What you are asked to do: Write out the full listing exactly as given, minus the images.

Information shown:
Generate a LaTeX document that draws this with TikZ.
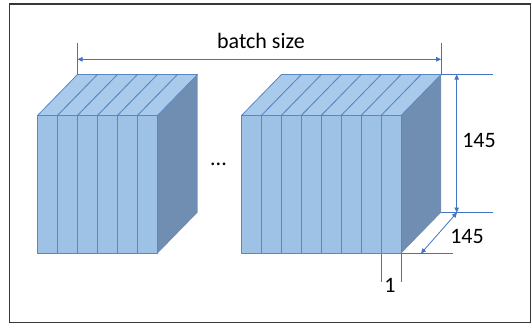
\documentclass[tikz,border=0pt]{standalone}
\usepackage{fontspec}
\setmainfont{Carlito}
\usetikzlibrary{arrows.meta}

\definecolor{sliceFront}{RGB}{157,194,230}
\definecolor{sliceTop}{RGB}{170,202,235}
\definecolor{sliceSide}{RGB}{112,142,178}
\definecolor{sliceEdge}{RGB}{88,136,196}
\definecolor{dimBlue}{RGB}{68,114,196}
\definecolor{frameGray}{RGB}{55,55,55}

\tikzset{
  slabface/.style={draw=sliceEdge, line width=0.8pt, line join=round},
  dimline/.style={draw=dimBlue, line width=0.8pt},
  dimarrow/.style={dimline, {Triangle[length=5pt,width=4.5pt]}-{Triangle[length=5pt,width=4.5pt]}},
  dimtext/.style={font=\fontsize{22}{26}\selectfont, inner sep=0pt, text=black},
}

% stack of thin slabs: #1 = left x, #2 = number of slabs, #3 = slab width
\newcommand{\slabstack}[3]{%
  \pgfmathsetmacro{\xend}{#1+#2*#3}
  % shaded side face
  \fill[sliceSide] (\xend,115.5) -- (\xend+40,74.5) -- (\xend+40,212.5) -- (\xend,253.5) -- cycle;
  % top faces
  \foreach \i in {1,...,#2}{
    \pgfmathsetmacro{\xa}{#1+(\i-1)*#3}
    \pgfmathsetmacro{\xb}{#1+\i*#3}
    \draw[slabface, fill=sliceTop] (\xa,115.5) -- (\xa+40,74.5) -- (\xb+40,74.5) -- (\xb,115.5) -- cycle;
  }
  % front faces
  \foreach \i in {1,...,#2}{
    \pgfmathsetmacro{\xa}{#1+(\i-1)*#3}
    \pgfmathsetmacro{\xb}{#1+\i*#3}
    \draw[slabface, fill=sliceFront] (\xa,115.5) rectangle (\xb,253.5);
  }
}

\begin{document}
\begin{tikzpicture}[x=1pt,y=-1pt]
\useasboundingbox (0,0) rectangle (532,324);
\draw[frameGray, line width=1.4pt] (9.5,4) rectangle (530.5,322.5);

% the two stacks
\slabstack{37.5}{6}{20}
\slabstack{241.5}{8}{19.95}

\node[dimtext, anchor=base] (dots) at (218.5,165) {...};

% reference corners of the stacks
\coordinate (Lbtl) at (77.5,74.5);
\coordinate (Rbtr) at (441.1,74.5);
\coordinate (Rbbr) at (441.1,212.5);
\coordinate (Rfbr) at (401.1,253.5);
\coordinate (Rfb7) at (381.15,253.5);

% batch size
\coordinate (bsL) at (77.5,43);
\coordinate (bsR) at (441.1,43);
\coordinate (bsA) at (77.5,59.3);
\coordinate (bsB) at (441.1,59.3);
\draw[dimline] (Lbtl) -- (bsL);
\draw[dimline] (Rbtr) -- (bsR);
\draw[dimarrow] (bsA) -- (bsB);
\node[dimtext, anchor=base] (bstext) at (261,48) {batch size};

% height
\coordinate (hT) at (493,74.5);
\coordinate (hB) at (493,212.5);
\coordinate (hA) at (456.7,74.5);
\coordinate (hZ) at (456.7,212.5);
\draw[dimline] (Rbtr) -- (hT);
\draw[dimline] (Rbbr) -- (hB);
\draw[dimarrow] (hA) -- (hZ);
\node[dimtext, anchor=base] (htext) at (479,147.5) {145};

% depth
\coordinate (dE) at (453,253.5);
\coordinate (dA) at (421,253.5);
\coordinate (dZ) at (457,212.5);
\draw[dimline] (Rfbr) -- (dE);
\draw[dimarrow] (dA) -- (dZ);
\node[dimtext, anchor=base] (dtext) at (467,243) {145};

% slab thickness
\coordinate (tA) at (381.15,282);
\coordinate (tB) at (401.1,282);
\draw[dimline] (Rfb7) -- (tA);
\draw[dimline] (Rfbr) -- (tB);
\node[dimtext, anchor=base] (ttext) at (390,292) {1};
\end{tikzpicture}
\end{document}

Result of the task:
Generate a LaTeX document that draws this with TikZ.
\documentclass[tikz,border=0pt]{standalone}
\usepackage{fontspec}
\setmainfont{Carlito}
\usetikzlibrary{arrows.meta}

\definecolor{sliceFront}{RGB}{157,194,230}
\definecolor{sliceTop}{RGB}{170,202,235}
\definecolor{sliceSide}{RGB}{112,142,178}
\definecolor{sliceEdge}{RGB}{88,136,196}
\definecolor{dimBlue}{RGB}{68,114,196}
\definecolor{frameGray}{RGB}{55,55,55}

\tikzset{
  slabface/.style={draw=sliceEdge, line width=0.8pt, line join=round},
  dimline/.style={draw=dimBlue, line width=0.8pt},
  dimarrow/.style={dimline, {Triangle[length=5pt,width=4.5pt]}-{Triangle[length=5pt,width=4.5pt]}},
  dimtext/.style={font=\fontsize{22}{26}\selectfont, inner sep=0pt, text=black},
}

% stack of thin slabs: #1 = left x, #2 = number of slabs, #3 = slab width
\newcommand{\slabstack}[3]{%
  \pgfmathsetmacro{\xend}{#1+#2*#3}
  % shaded side face
  \fill[sliceSide] (\xend,115.5) -- (\xend+40,74.5) -- (\xend+40,212.5) -- (\xend,253.5) -- cycle;
  % top faces
  \foreach \i in {1,...,#2}{
    \pgfmathsetmacro{\xa}{#1+(\i-1)*#3}
    \pgfmathsetmacro{\xb}{#1+\i*#3}
    \draw[slabface, fill=sliceTop] (\xa,115.5) -- (\xa+40,74.5) -- (\xb+40,74.5) -- (\xb,115.5) -- cycle;
  }
  % front faces
  \foreach \i in {1,...,#2}{
    \pgfmathsetmacro{\xa}{#1+(\i-1)*#3}
    \pgfmathsetmacro{\xb}{#1+\i*#3}
    \draw[slabface, fill=sliceFront] (\xa,115.5) rectangle (\xb,253.5);
  }
}

\begin{document}
\begin{tikzpicture}[x=1pt,y=-1pt]
\useasboundingbox (0,0) rectangle (532,324);
\draw[frameGray, line width=1.4pt] (9.5,4) rectangle (530.5,322.5);

% the two stacks
\slabstack{37.5}{6}{20}
\slabstack{241.5}{8}{19.95}

\node[dimtext, anchor=base] (dots) at (218.5,165) {...};

% reference corners of the stacks
\coordinate (Lbtl) at (77.5,74.5);
\coordinate (Rbtr) at (441.1,74.5);
\coordinate (Rbbr) at (441.1,212.5);
\coordinate (Rfbr) at (401.1,253.5);
\coordinate (Rfb7) at (381.15,253.5);

% batch size
\coordinate (bsL) at (77.5,43);
\coordinate (bsR) at (441.1,43);
\coordinate (bsA) at (77.5,59.3);
\coordinate (bsB) at (441.1,59.3);
\draw[dimline] (Lbtl) -- (bsL);
\draw[dimline] (Rbtr) -- (bsR);
\draw[dimarrow] (bsA) -- (bsB);
\node[dimtext, anchor=base] (bstext) at (261,48) {batch size};

% height
\coordinate (hT) at (493,74.5);
\coordinate (hB) at (493,212.5);
\coordinate (hA) at (456.7,74.5);
\coordinate (hZ) at (456.7,212.5);
\draw[dimline] (Rbtr) -- (hT);
\draw[dimline] (Rbbr) -- (hB);
\draw[dimarrow] (hA) -- (hZ);
\node[dimtext, anchor=base] (htext) at (479,147.5) {145};

% depth
\coordinate (dE) at (453,253.5);
\coordinate (dA) at (421,253.5);
\coordinate (dZ) at (457,212.5);
\draw[dimline] (Rfbr) -- (dE);
\draw[dimarrow] (dA) -- (dZ);
\node[dimtext, anchor=base] (dtext) at (467,243) {145};

% slab thickness
\coordinate (tA) at (381.15,282);
\coordinate (tB) at (401.1,282);
\draw[dimline] (Rfb7) -- (tA);
\draw[dimline] (Rfbr) -- (tB);
\node[dimtext, anchor=base] (ttext) at (390,292) {1};
\end{tikzpicture}
\end{document}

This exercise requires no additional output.